An example of the carriage is disclosed in U.S. Pat. No. 4,167,765. The carriage of this disclosure includes carriage arms, a head suspension attached to a front end of each carriage arm, a head attached to the head suspension, and a slider attached to the head. When the disks are rotated at high speed, the sliders slightly float from the disks, and air bearings are formed between the disks and the sliders.
The head suspension includes a load beam made of a precision thin plate spring, a flexure made of a very thin plate spring fixed to a front part of the load beam by, for example, laser welding, and a plate fixed to a base of the load beam by, for example, laser welding. The plate is fixed to a head suspension fitting face of the carriage arm.
Recent hard disk drives employ high-density disks and drive the disks at high speed. For such high-density disks, the head suspensions must have excellent vibration characteristics to correctly position the heads on recording faces of the disks, as well as characteristics to avoid the influence of air disturbance caused by the disks rotating at high speed. To satisfy such and other requirements, the head suspensions are frequently subjected to intricate processes.
The high-density disks require head suspensions having high rigidity and low spring constants. To meet the requirement, the present inventor proposed in Japanese Patent Laid Open Publication No. 2001-155458 a head suspension 101 of FIG. 17, which is different from a conventional head suspension that employs a load beam composed of an integrated rigid part and resilient part.
The head suspension 101 of FIG. 17 has a plate 103, a load beam 105, and a flexure 107.
The plate 103 is attached to a carriage arm of a carriage. The carriage drives the head suspension 101 around a spindle.
The load beam 105 applies load on a slider 108 arranged at a front end of the load beam 105. The load beam 105 consists of a rigid part 109 and a resilient part 111. The resilient part 111 is made of a resilient material 113 that is independent of the rigid part 109.
The resilient material 113 is a rectangular plate and has an opening 115 to define the resilient part 111. A first side 113a of the resilient material 113 is laid on an end 109a of the rigid part 109 and is fixed thereto by, for example, laser welding or bonding. A second side 113b of the resilient material 113 is laid on an end 103a of the plate 103 and is fixed thereto by, for example, laser welding or bonding.
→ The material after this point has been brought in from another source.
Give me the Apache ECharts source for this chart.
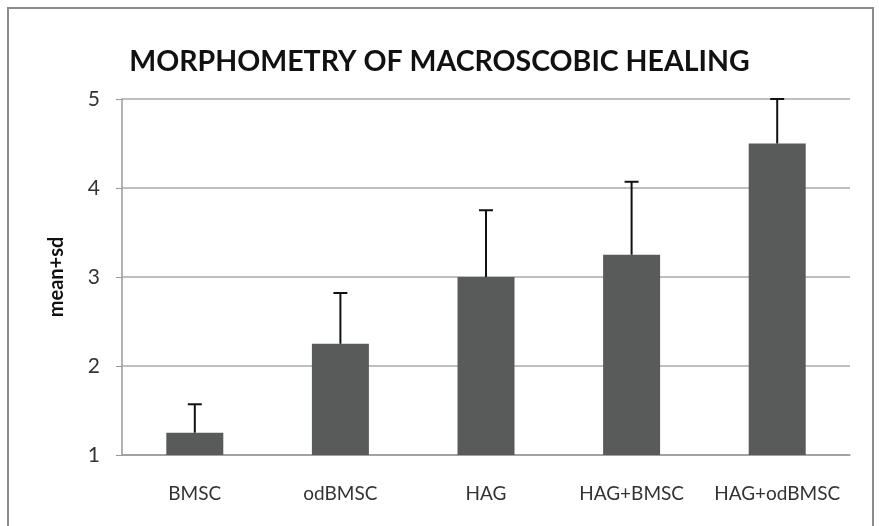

The flexure 107 is attached to the rigid part 109 of the load beam 105 by, for example, laser welding and is extended over the resilient material 113 toward the plate 103. The flexure 107 consists of a metal base 117 made of, for example, a resilient thin stainless steel rolled plate, an electric insulating layer formed on the metal base 117, and a conductive path 119 formed in the insulating layer. An end of the conductive path 119 is electrically connected to a terminal of the head 121, and the other end thereof is electrically connected to a terminal 123 for external connection.
In the head suspension 101, the load beam 105 consists of the rigid part 109 and resilient material 113 that are independent of each other. Namely, the rigid part 109 and resilient material 113 may be made of proper materials of their own and may have proper thicknesses of their own, to easily and simultaneously realize required properties such as high rigidity for the rigid part 109 and a low spring constant for the resilient part 111. The resilient part 111 may be made of a precision rolled plate, to provide a stable low spring constant.
The separate rigid part 109 and resilient material 113, however, form an overlapping part 125 between them. Where the flexure 107 rides on the overlapping part 125, contact between the flexure 107 and the load beam 105 deteriorates. This causes a problem that air enters into gaps between the flexure 107 and the rigid part 109, resilient material 113, and plate 103 around the resilient material 113. As a result, when disks are rotated at high speed, air disturbance will flutter the flexure 107 and make the flexure 107 touch the disks to damage the disks and flexure 107.
If the rigid part 109 and resilient material 113 are made integral with each other, there will be no overlapping part 125 on which the flexure 107 rides. Even with such an integrated structure, the flexure 107 must be extended from the rigid part 109 toward the plate 103, and therefore, the flexure 107 will flutter due to air disturbance or asynchronism between the movements of the flexure 107 and resilient part 111.